Do your important tasks first thing in the morning (or when you feel your best).

It makes sense that after my accident, I was more alert in the mornings and generally felt my best.  My brain has rested all night and I woke up with the energy to kick off the day.  Once I recognized this, I started saving my “important” work for the morning. I would try and schedule my therapy sessions and doctors appointments for that point in the day because I was able to get through them easier than later in the day.  As time went on, I was able to play around with the timing and would adjust my days accordingly, but in the early days I wish someone would’ve told me to reserve the precious morning time for when things REALLY need to get done.

Look for support online (Facebook/Instagram and Blogs- Like mine!)

In the beginning, I tried to do a lot of reading about personal experiences and people’s journey with TBI.  This helped me think outside the box and explore different treatments when I went to my doctor.  I had a really great doctor (initially, then things turned disappointing after one my appointments because as it turns out, he really didn’t understand TBI as much as I thought he did) and when I would go to my appointments with new ideas or things to try, he was pretty willing and able to point me in the right direction.  I have been to a ton of doctors and therapists and have found the most success I have had with my treatments is advocating for myself after hearing/reading/talking about different ideas.  Every brain injury is different, requiring a different way to treat, explore and manage it- things that work for me, may not work for you, but may be worth considering. Blogs weren’t necessarily a thing back when I began my journey (or maybe they were, I just wasn’t aware of any) but I did get my hands on a number of books and personal experiences about what worked and what didn’t work. I was battling daily migraines and pain so I was willing to try anything and everything that would give me some relief. It took a lot of trial and error for me to get where I am, and it also required me to be open minded about treatments I didn’t think were necessarily for me (like meditation and acupuncture!).
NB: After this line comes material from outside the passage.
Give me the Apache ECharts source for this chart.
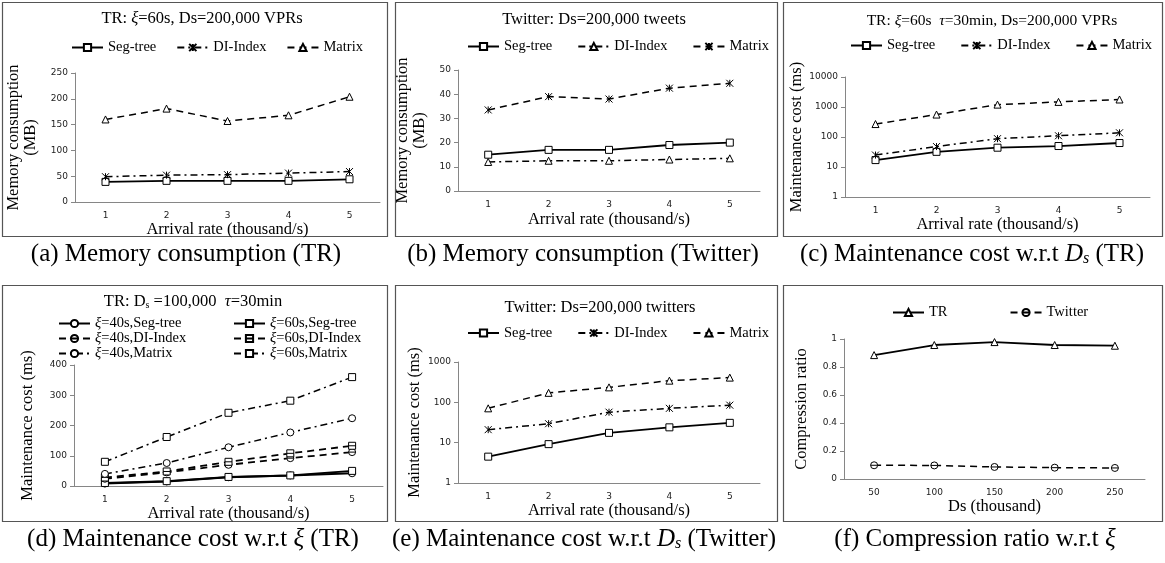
<!DOCTYPE html>
<html>
<head>
<meta charset="utf-8">
<script src="https://cdn.jsdelivr.net/npm/echarts@6/dist/echarts.min.js"></script>
<style>
html,body{margin:0;padding:0;background:#fff}
#main{width:1165px;height:563px}
</style>
</head>
<body>
<div id="main"></div>
<script>
// x categories
var rateCats = ['1', '2', '3', '4', '5'];
var dsCats = ['50', '100', '150', '200', '250'];

// (a) memory consumption, TR (MB)
var memTRSeg = [39, 41, 41, 41, 44];
var memTRDI = [49, 52, 53, 56, 59];
var memTRMatrix = [160, 181, 157, 168, 204];

// (b) memory consumption, Twitter (MB)
var memTwSeg = [15, 17, 17, 19, 20];
var memTwDI = [12, 12.5, 12.5, 13, 13.5];
var memTwMatrix = [33.5, 39, 38, 42.5, 44.5];

// (c) maintenance cost, TR (ms, log)
var mcTRSeg = [17, 32, 44, 50, 63];
var mcTRDI = [25, 48, 88, 110, 138];
var mcTRMatrix = [270, 560, 1200, 1480, 1780];

// (d) maintenance cost w.r.t xi, TR (ms)
var xi40Seg = [8, 15, 29, 35, 42];
var xi60Seg = [10, 16, 30, 35, 50];
var xi40DI = [24, 45, 70, 92, 112];
var xi60DI = [28, 48, 80, 108, 133];
var xi40Matrix = [40, 76, 128, 177, 224];
var xi60Matrix = [80, 162, 242, 282, 360];

// (e) maintenance cost, Twitter (ms, log)
var mcTwSeg = [4.5, 9.2, 17.5, 24, 31];
var mcTwDI = [21, 29.5, 57, 71, 85];
var mcTwMatrix = [71, 172, 235, 345, 410];

// (f) compression ratio
var crTR = [0.885, 0.957, 0.978, 0.957, 0.952];
var crTw = [0.098, 0.097, 0.086, 0.081, 0.079];

var SERIF = '"Liberation Serif", "Times New Roman", serif';
var SANS = '"DejaVu Sans", Verdana, sans-serif';
var AXC = '#868686';

var SQ = 'rect', TRI = 'triangle', CIR = 'circle';
var AST = 'path://M0,0L10,10M0,10L10,0M5,0L5,10';
var CIRBAR = 'path://M0,5A5,5,0,1,1,10,5A5,5,0,1,1,0,5ZM0,5L10,5';
var SQBAR = 'path://M0,0L10,0L10,10L0,10ZM0,5L10,5';
var SOLID = 'solid', DASH = [7, 5], DASHDOT = [7, 4, 2, 4];

var chart = echarts.init(document.getElementById('main'));

var grids = [
  {left: 75, top: 73, width: 305, height: 129},
  {left: 458, top: 70, width: 302, height: 121},
  {left: 845, top: 77, width: 305, height: 120},
  {left: 74, top: 365, width: 309, height: 121},
  {left: 458, top: 362, width: 302, height: 121},
  {left: 844, top: 339, width: 301, height: 140}
];

function xAx(i, cats, name, gap) {
  return {
    type: 'category', gridIndex: i, data: cats, boundaryGap: true,
    name: name, nameLocation: 'middle', nameGap: gap,
    nameTextStyle: {fontFamily: SERIF, fontSize: 16.5, color: '#000'},
    axisLine: {lineStyle: {color: AXC, width: 1}},
    axisTick: {length: 4, lineStyle: {color: AXC}},
    axisLabel: {fontFamily: SANS, fontSize: 9, color: '#222', margin: 9},
    splitLine: {show: false}
  };
}

function yAx(i, type, min, max, interval, name, gap) {
  var ax = {
    type: type, gridIndex: i, min: min, max: max,
    name: name, nameLocation: 'middle', nameGap: gap,
    nameTextStyle: {fontFamily: SERIF, fontSize: 16.5, color: '#000', lineHeight: 17},
    axisLine: {show: true, lineStyle: {color: AXC, width: 1}},
    axisTick: {show: true, length: 4, lineStyle: {color: AXC}},
    axisLabel: {fontFamily: SANS, fontSize: 9, color: '#222', margin: 7},
    splitLine: {show: false}
  };
  if (type === 'log') {
    ax.logBase = 10;
    ax.axisLabel.formatter = function (v) { return String(Math.round(v)); };
  } else {
    ax.interval = interval;
  }
  return ax;
}

function ln(name, i, data, sym, dash, width) {
  return {
    name: name, type: 'line', xAxisIndex: i, yAxisIndex: i, data: data,
    symbol: sym, symbolSize: 7, showAllSymbol: true, animation: false,
    itemStyle: {color: '#fff', borderColor: '#000', borderWidth: 1},
    lineStyle: {color: '#000', width: width || 1.5, type: dash}
  };
}

function lg(names, left, top, gap, orient) {
  return {
    data: names, left: left, top: top, orient: orient || 'horizontal',
    itemWidth: 31, itemHeight: 9, itemGap: gap, selectedMode: false,
    textStyle: {fontFamily: SERIF, fontSize: 14.5, color: '#000', lineHeight: 15,
      rich: {i: {fontFamily: SERIF, fontSize: 14.5, fontStyle: 'italic', lineHeight: 15}}},
    formatter: function (n) {
      var t = n.split('#')[1];
      return t.charAt(0) === 'ξ' ? '{i|ξ}' + t.slice(1) : t;
    }
  };
}

function box(x1, y1, x2, y2) {
  return {type: 'rect', silent: true, z: 0,
    shape: {x: x1 + 0.5, y: y1 + 0.5, width: x2 - x1, height: y2 - y1},
    style: {fill: 'none', stroke: '#555', lineWidth: 1.2}};
}

var titleRich = {
  i: {fontFamily: SERIF, fontSize: 16.5, fontStyle: 'italic'},
  sub: {fontFamily: SERIF, fontSize: 10, verticalAlign: 'bottom', lineHeight: 10}
};
var titleRichSm = {
  i: {fontFamily: SERIF, fontSize: 15.5, fontStyle: 'italic'}
};
var capRich = {
  i: {fontFamily: SERIF, fontSize: 25, fontStyle: 'italic'},
  sub: {fontFamily: SERIF, fontSize: 16, fontStyle: 'italic', verticalAlign: 'bottom', lineHeight: 14}
};

function txt(x, y, text, size, rich) {
  return {type: 'text', x: x, y: y, silent: true, z: 10,
    style: {text: text, fontFamily: SERIF, fontSize: size, fill: '#000',
      align: 'center', verticalAlign: 'middle', rich: rich}};
}

var option = {
  backgroundColor: '#fff',
  animation: false,
  grid: grids,
  xAxis: [
    xAx(0, rateCats, 'Arrival rate (thousand/s)', 18),
    xAx(1, rateCats, 'Arrival rate (thousand/s)', 20),
    xAx(2, rateCats, 'Arrival rate (thousand/s)', 18),
    xAx(3, rateCats, 'Arrival rate (thousand/s)', 16),
    xAx(4, rateCats, 'Arrival rate (thousand/s)', 17),
    xAx(5, dsCats, 'Ds (thousand)', 16)
  ],
  yAxis: [
    yAx(0, 'value', 0, 250, 50, 'Memory consumption\n(MB)', 36),
    yAx(1, 'value', 0, 50, 10, 'Memory consumption\n(MB)', 30),
    yAx(2, 'log', 1, 10000, null, 'Maintenance cost (ms)', 33),
    yAx(3, 'value', 0, 400, 100, 'Maintenance cost (ms)', 38),
    yAx(4, 'log', 1, 1000, null, 'Maintenance cost (ms)', 35),
    yAx(5, 'value', 0, 1, 0.2, 'Compression ratio', 34)
  ],
  legend: [
    lg(['a#Seg-tree', 'a#DI-Index', 'a#Matrix'], 66, 35, 20),
    lg(['b#Seg-tree', 'b#DI-Index', 'b#Matrix'], 462, 34, 25),
    lg(['c#Seg-tree', 'c#DI-Index', 'c#Matrix'], 845, 33, 25),
    lg(['d#ξ=40s,Seg-tree', 'd#ξ=40s,DI-Index', 'd#ξ=40s,Matrix'], 53, 311, 0, 'vertical'),
    lg(['d#ξ=60s,Seg-tree', 'd#ξ=60s,DI-Index', 'd#ξ=60s,Matrix'], 228, 311, 0, 'vertical'),
    lg(['e#Seg-tree', 'e#DI-Index', 'e#Matrix'], 462, 320.5, 25),
    lg(['f#TR', 'f#Twitter'], 887, 300, 62)
  ],
  series: [
    ln('a#Seg-tree', 0, memTRSeg, SQ, SOLID, 1.8),
    ln('a#DI-Index', 0, memTRDI, AST, DASHDOT),
    ln('a#Matrix', 0, memTRMatrix, TRI, DASH),

    ln('b#Seg-tree', 1, memTwSeg, SQ, SOLID, 1.8),
    ln('b#DI-Index', 1, memTwDI, TRI, DASHDOT),
    ln('b#Matrix', 1, memTwMatrix, AST, DASH),

    ln('c#Seg-tree', 2, mcTRSeg, SQ, SOLID, 1.8),
    ln('c#DI-Index', 2, mcTRDI, AST, DASHDOT),
    ln('c#Matrix', 2, mcTRMatrix, TRI, DASH),

    ln('d#ξ=40s,Seg-tree', 3, xi40Seg, CIR, SOLID, 2),
    ln('d#ξ=60s,Seg-tree', 3, xi60Seg, SQ, SOLID, 2),
    ln('d#ξ=40s,DI-Index', 3, xi40DI, CIRBAR, DASH, 1.8),
    ln('d#ξ=60s,DI-Index', 3, xi60DI, SQBAR, DASH, 1.8),
    ln('d#ξ=40s,Matrix', 3, xi40Matrix, CIR, DASHDOT),
    ln('d#ξ=60s,Matrix', 3, xi60Matrix, SQ, DASHDOT),

    ln('e#Seg-tree', 4, mcTwSeg, SQ, SOLID, 1.8),
    ln('e#DI-Index', 4, mcTwDI, AST, DASHDOT),
    ln('e#Matrix', 4, mcTwMatrix, TRI, DASH),

    ln('f#TR', 5, crTR, TRI, SOLID, 1.8),
    ln('f#Twitter', 5, crTw, CIRBAR, DASH)
  ],
  graphic: [
    box(2, 2, 387, 236),
    box(395, 2, 777, 236),
    box(783, 2, 1162, 236),
    box(2, 285, 387, 521),
    box(395, 285, 777, 521),
    box(783, 285, 1162, 521),

    txt(202, 19, 'TR: {i|ξ}=60s, Ds=200,000 VPRs', 16.5, titleRich),
    txt(594, 20, 'Twitter: Ds=200,000 tweets', 16.5, titleRich),
    txt(992, 21, 'TR: {i|ξ}=60s  {i|τ}=30min, Ds=200,000 VPRs', 15.5, titleRichSm),
    txt(193, 302, 'TR: D{sub|s} =100,000  {i|τ}=30min', 16.5, titleRich),
    txt(600, 308, 'Twitter: Ds=200,000 twitters', 16.5, titleRich),

    txt(186, 254, '(a) Memory consumption (TR)', 25, capRich),
    txt(583, 254, '(b) Memory consumption (Twitter)', 25, capRich),
    txt(972, 254, '(c) Maintenance cost w.r.t {i|D}{sub|s} (TR)', 25, capRich),
    txt(193, 539, '(d) Maintenance cost w.r.t {i|ξ} (TR)', 25, capRich),
    txt(584, 539, '(e) Maintenance cost w.r.t {i|D}{sub|s} (Twitter)', 25, capRich),
    txt(975, 539, '(f) Compression ratio w.r.t {i|ξ}', 25, capRich)
  ]
};

chart.setOption(option);
</script>
</body>
</html>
There are also a variety of Facebook groups that cater to certain conditions (TBI, Post concussion syndrome, Mild TBI) so if you have Facebook, get on and request to join! They are great places to post questions and get support- you can ask a question and you’ll get personal experiences and honest answers.

You can follow me on Instagram, Big Mama McGuire, and if you’d like the name of some of the Facebook groups, feel free to send me a note and I’ll get them to you.

Don’t try to do to much too soon

I wanted to get better as quickly as I could and tried to do too much too soon, which just caused me additional setbacks and stress. I was extremely hard on myself that I wasn’t able to do the same things that I could before my TBI and would push myself to the limit, which would then result in me being in bed for days at a time and unable to do even more. Once I started noticing this rhythm, I started planning on only accomplishing one task a day (in addition to eating three meals, showering and getting dressed) and I would have one primary goal that was my objective every morning. If I was able to do more then great, if not, then I still felt like a success because I accomplished something.  I still do this and it helps me plan my days/weeks more effectively and allows for downtime during the days I really need rest and can’t do anything more.

I am sure there are some more things I should have done, but I’d love to hear from you- What am I forgetting?  What are your should’ve, could’ve, would’ve tips to those just starting their TBI journey?